The China crisis: Why Russia is a dangerous distraction

The news is full of confusing narratives about the topic of Russia’s invasion of Ukraine, including comparisons to Nazi Germany, implying that any refusal to militarily challenge Russia would equal Chamberlain’s appeasement of Hitler.

The GDP of the leading economies. Where’s Russia?

This comparison makes no historical sense. Germany in the 1930s was a rising economic and military powerhouse, turning away from international trade towards domestic industrial development to support its remilitarisation and bid for expansion. Russia in the 1930s was embarking on the ambitious five-year plans which grew the economy at a rapid rate.

Russia today, on the other hand, is economically stagnant, militarily latent, and politically dependent on a former spy-policeman who harkens more to James Bond than Joseph Stalin. Russia has nuclear weapons, but it will not use them, for the same reason it did not use them in the Cold War.

Russia is invading Ukraine, just as it aided Assad’s subjugation of Syria during that country’s civil war, and just as Russia invaded Georgia in 2008. In both those cases, Russia backed off after a rapid demonstration of military strength, and no shortage of tragic bloodshed, speaking to the tragedy of great power conflict.
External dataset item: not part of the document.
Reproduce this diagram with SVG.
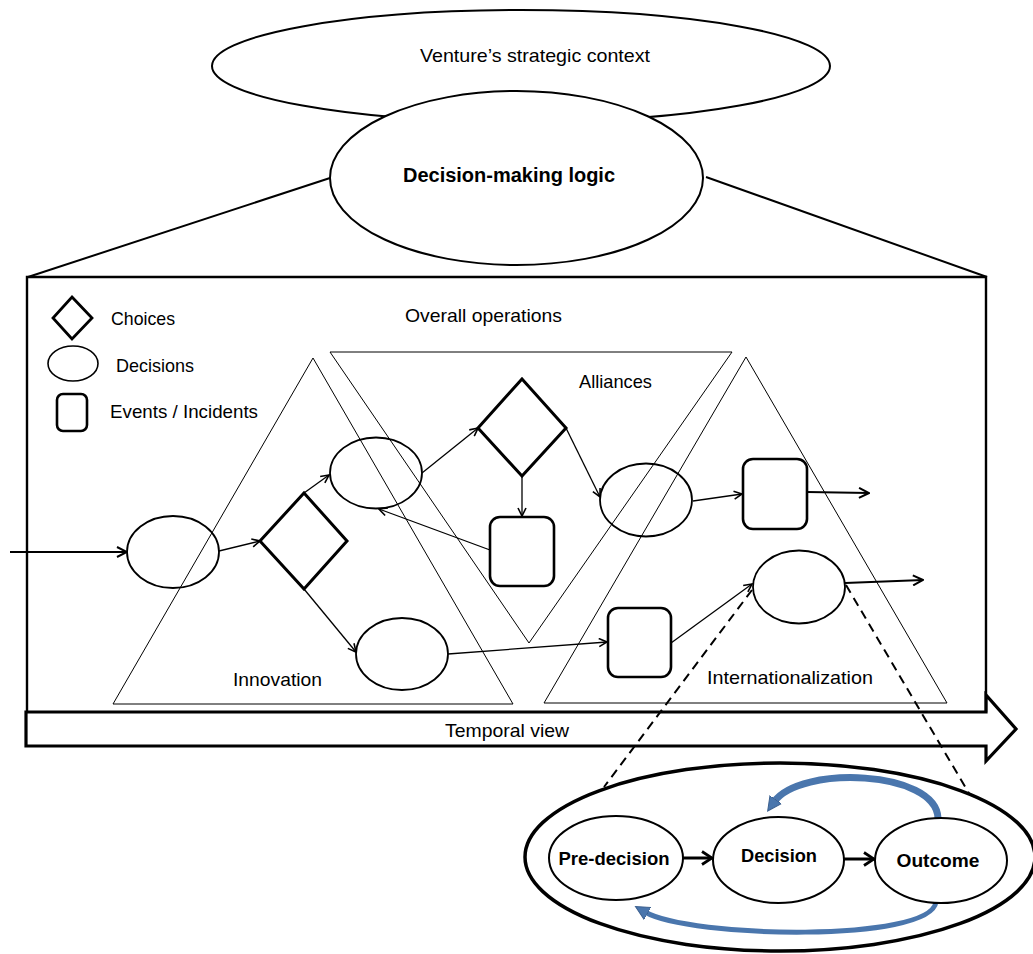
<svg xmlns="http://www.w3.org/2000/svg" width="1033" height="954" viewBox="0 0 1033 954">
  <style>
    text { font-family: "Liberation Sans", Arial, sans-serif; fill: #000; }
    .lbl { font-size: 19px; }
    .bold { font-weight: bold; }
    .tri { fill: none; stroke: #000; stroke-width: 1; }
    .dec { fill: none; stroke: #000; stroke-width: 1.8; }
    .cho { fill: none; stroke: #000; stroke-width: 3; stroke-linejoin: miter; }
    .evt { fill: none; stroke: #000; stroke-width: 2.6; }
    .flow { fill: none; stroke: #000; stroke-width: 1.3; marker-end: url(#arr); }
    .flowOut { fill: none; stroke: #000; stroke-width: 2; marker-end: url(#arrMid); }
    .dash { fill: none; stroke: #000; stroke-width: 2; stroke-dasharray: 9 6; }
    .stage { fill: #fff; stroke: #000; stroke-width: 2; }
    .step { fill: none; stroke: #000; stroke-width: 3; marker-end: url(#arrBig); }
    .loop { fill: none; stroke: #4a76ad; stroke-linecap: butt; }
  </style>
  <defs>
    <marker id="arr" viewBox="0 0 10 10" refX="9" refY="5" markerWidth="10" markerHeight="10" markerUnits="userSpaceOnUse" orient="auto">
      <path d="M1,1 L9,5 L1,9" fill="none" stroke="#000" stroke-width="1.6"/>
    </marker>
    <marker id="arrMid" viewBox="0 0 12 12" refX="11" refY="6" markerWidth="12" markerHeight="12" markerUnits="userSpaceOnUse" orient="auto">
      <path d="M1,1 L11,6 L1,11" fill="none" stroke="#000" stroke-width="2"/>
    </marker>
    <marker id="arrBig" viewBox="0 0 14 16" refX="12" refY="8" markerWidth="14" markerHeight="16" markerUnits="userSpaceOnUse" orient="auto">
      <path d="M2,1.5 L12,8 L2,14.5" fill="none" stroke="#000" stroke-width="2.8"/>
    </marker>
    <marker id="blueHead" viewBox="0 0 16 16" refX="3" refY="8" markerWidth="16" markerHeight="16" markerUnits="userSpaceOnUse" orient="auto">
      <path d="M0,1 L14,8 L0,15 Z" fill="#4a76ad" stroke="#3b5f8e" stroke-width="1"/>
    </marker>
  </defs>

  <!-- strategic context and decision-making logic -->
  <g id="context">
    <ellipse cx="521" cy="66" rx="309" ry="56" fill="#fff" stroke="#000" stroke-width="2"/>
    <text class="lbl" x="420" y="62" font-size="20" textLength="230" lengthAdjust="spacingAndGlyphs">Venture’s strategic context</text>
  </g>
  <g id="logic-fan">
    <line x1="330" y1="178" x2="28" y2="277" stroke="#000" stroke-width="2"/>
    <line x1="706" y1="177" x2="987" y2="277" stroke="#000" stroke-width="2"/>
  </g>
  <g id="logic">
    <ellipse cx="516.5" cy="178" rx="186.5" ry="87" fill="#fff" stroke="#000" stroke-width="2"/>
    <text class="bold" x="509" y="182" font-size="20" text-anchor="middle" textLength="212" lengthAdjust="spacingAndGlyphs">Decision-making logic</text>
  </g>

  <!-- operations frame and time axis -->
  <g id="timeline">
    <path d="M26,712 L986,712 L986,695 L1016,729 L986,761 L986,746 L26,746 Z" fill="#fff" stroke="#000" stroke-width="3.2" stroke-linejoin="miter"/>
    <text class="lbl" x="507" y="737" text-anchor="middle" textLength="124" lengthAdjust="spacingAndGlyphs">Temporal view</text>
  </g>
  <g id="operations">
    <path d="M27,712 L27,277 L986,277 L986,712" fill="none" stroke="#000" stroke-width="2.4"/>
    <text class="lbl" x="405" y="322" textLength="157" lengthAdjust="spacingAndGlyphs">Overall operations</text>
  </g>

  <!-- legend -->
  <g id="legend">
    <polygon points="72,297 92,318 72,339 53,318" fill="none" stroke="#000" stroke-width="2.8"/>
    <text class="lbl" x="111" y="325" font-size="18" textLength="64" lengthAdjust="spacingAndGlyphs">Choices</text>
    <ellipse cx="73" cy="363.5" rx="25" ry="17.5" fill="none" stroke="#000" stroke-width="1.6"/>
    <text class="lbl" x="116" y="372" font-size="18" textLength="78" lengthAdjust="spacingAndGlyphs">Decisions</text>
    <rect x="57" y="394" width="30" height="37" rx="6" fill="none" stroke="#000" stroke-width="2.6"/>
    <text class="lbl" x="110" y="418" font-size="18" textLength="148" lengthAdjust="spacingAndGlyphs">Events / Incidents</text>
  </g>

  <!-- activity domains -->
  <g id="innovation">
    <polygon class="tri" points="313,358 113,704 513,704"/>
    <text class="lbl" x="233" y="686" textLength="89" lengthAdjust="spacingAndGlyphs">Innovation</text>
  </g>
  <g id="alliances">
    <polygon class="tri" points="330,352 732,352 529,643"/>
    <text class="lbl" x="579" y="388" textLength="73" lengthAdjust="spacingAndGlyphs">Alliances</text>
  </g>
  <g id="internationalization">
    <polygon class="tri" points="746,357 544,703 947,703"/>
    <text class="lbl" x="707" y="684" textLength="166" lengthAdjust="spacingAndGlyphs">Internationalization</text>
  </g>

  <!-- process nodes -->
  <g id="decision-1"><ellipse class="dec" cx="173" cy="552" rx="46" ry="36"/></g>
  <g id="choice-1"><polygon class="cho" points="304,493 347,541 304,589 260,541"/></g>
  <g id="decision-2"><ellipse class="dec" cx="376" cy="473" rx="46" ry="35.5"/></g>
  <g id="decision-3"><ellipse class="dec" cx="402" cy="654" rx="46" ry="36"/></g>
  <g id="choice-2"><polygon class="cho" points="522,379 566,428 522,476 478,428"/></g>
  <g id="event-2"><rect class="evt" x="490" y="517" width="64" height="69" rx="10"/></g>
  <g id="decision-4"><ellipse class="dec" cx="646" cy="500" rx="46" ry="36.5"/></g>
  <g id="event-1"><rect class="evt" x="743" y="459" width="64" height="70" rx="10"/></g>
  <g id="event-3"><rect class="evt" x="608" y="608" width="63" height="69" rx="10"/></g>
  <g id="decision-5"><ellipse class="dec" cx="799" cy="587" rx="46" ry="36.5"/></g>

  <!-- connectors -->
  <g id="connectors">
    <path class="flowOut" d="M10,552 L127,552"/>
    <path class="flow" d="M219,551 L260,541"/>
    <path class="flow" d="M304,493 L329,475"/>
    <path class="flow" d="M304,589 L356,652"/>
    <path class="flow" d="M422,473 L478,428"/>
    <path class="flow" d="M522,476 L522,516"/>
    <path class="flow" d="M490,550 L379,509"/>
    <path class="flow" d="M566,428 L600,497"/>
    <path class="flow" d="M693,501 L742,494"/>
    <path class="flowOut" d="M807,492 L869,493"/>
    <path class="flow" d="M448,654 L607,642"/>
    <path class="flow" d="M671,643 L752,584"/>
    <path class="flowOut" d="M845,583 L923,580"/>
    <path class="dash" d="M752,590 L604,787"/>
    <path class="dash" d="M846,585 L970,795"/>
    <path class="step" d="M683,858 L712,858"/>
    <path class="step" d="M844,859 L874,859"/>
    <path class="loop" stroke-width="7" d="M938,818 C936,770 800,765 774,802" marker-end="url(#blueHead)"/>
    <path class="loop" stroke-width="5" d="M936,902 C930,943 690,938 645,912" marker-end="url(#blueHead)"/>
  </g>

  <!-- decision process detail -->
  <g id="process-detail">
    <ellipse cx="780" cy="857" rx="255" ry="94" fill="none" stroke="#000" stroke-width="3.5"/>
  </g>
  <g id="pre-decision">
    <ellipse class="stage" cx="616" cy="858" rx="67" ry="42"/>
    <text class="bold" x="614" y="865" font-size="18" text-anchor="middle" textLength="111" lengthAdjust="spacingAndGlyphs">Pre-decision</text>
  </g>
  <g id="decision">
    <ellipse class="stage" cx="778.5" cy="860" rx="65.5" ry="43"/>
    <text class="bold" x="779" y="862" font-size="18" text-anchor="middle" textLength="76" lengthAdjust="spacingAndGlyphs">Decision</text>
  </g>
  <g id="outcome">
    <ellipse class="stage" cx="941" cy="860.5" rx="66" ry="42.5"/>
    <text class="bold" x="938" y="867" font-size="18" text-anchor="middle" textLength="83" lengthAdjust="spacingAndGlyphs">Outcome</text>
  </g>
</svg>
But Russia is not an expansionist power anymore, not least because it lacks the vital economic foundations of all serious offensive military powers in history.

China, on the other hand, plans not only on invading Taiwan, but on establishing permanent political control over the island it considers, for historical reasons, its own. China is militarising islands in the South China Sea at a rapid rate. China is developing a fleet of aircraft carriers and plans on turning civilian vessels into military pawns for oceanic expansion. China is economically rising at a faster rate than most countries dream of. And China’s military expenditure dwarfs Russia’s and is second only to America’s.

Moreover, Russia would make an important ally in the effort to contain China, if only America gave Russia the reassurance that NATO will not expand further and fruitlessly intimidate Russia. If there is a new Cold War, it is with the half-communist, half-capitalist state of China, which is hell-bent on dominating south-east Asia just as America dominates the western hemisphere. America, as the presiding leader of the world system of states, cannot allow this to happen. It would be like allowing Japan to continue to rise after Pearl Harbour. It would be like allowing Britain to expand colonies in south America in the nineteenth century (undermining the Monroe Doctrine that the western hemisphere falls under the hegemony of the United States). And it would be, yes, like appeasing Germany in the 1930s.

Frighteningly, Russia and China are developing close relations on the economy and energy (having agreed a $400bn deal in 2014 exchanging Russian gas for Chinese investments). If the US does not strike a deal with Russia that guarantees withdrawal of troops from Ukraine in return for no further NATO expansion, Russia will continue helping China’s challenge to the freedoms we in the West hold dear.

If we are really serious about the China crisis, we’d invite Russia into NATO, and turn NATO into a vehicle for containing actual communism, and not the tragicomedy of Putin’s post-Tsarist Russia. If Biden cannot negotiate either a cessation of NATO’s expansion and a limited alliance with Russia, at least, or Russia’s admittance into NATO in a broad-spectrum alliance against China, at most, then he will be as geopolitically incompetent as his recent predecessors (known for invading Iraq and Libya, and trying to solve the Korea quandary with Twitter). To avoid this embarrassment, the President and his western allies should face up to the reality: Russia is a distraction. China is a crisis. Contain it.

So there is a new Cold War, after all, but it’s not with Russia. The sooner we all recognise that, the sooner the fruitless, tragic fighting in Ukraine can end, and the sooner we can embark on the nobler task of securing world peace by containing the most dangerous adversary the world has seen for some time: an ascendant and ambitious great power in south-east Asia, anxious for superpower status and aware of its limitations. The Chinese leadership is intelligent and ruthless. They are making all the right decisions for China’s security and prosperity, if not for its humanity. It’s about time the West wised up, too. Before it is too late.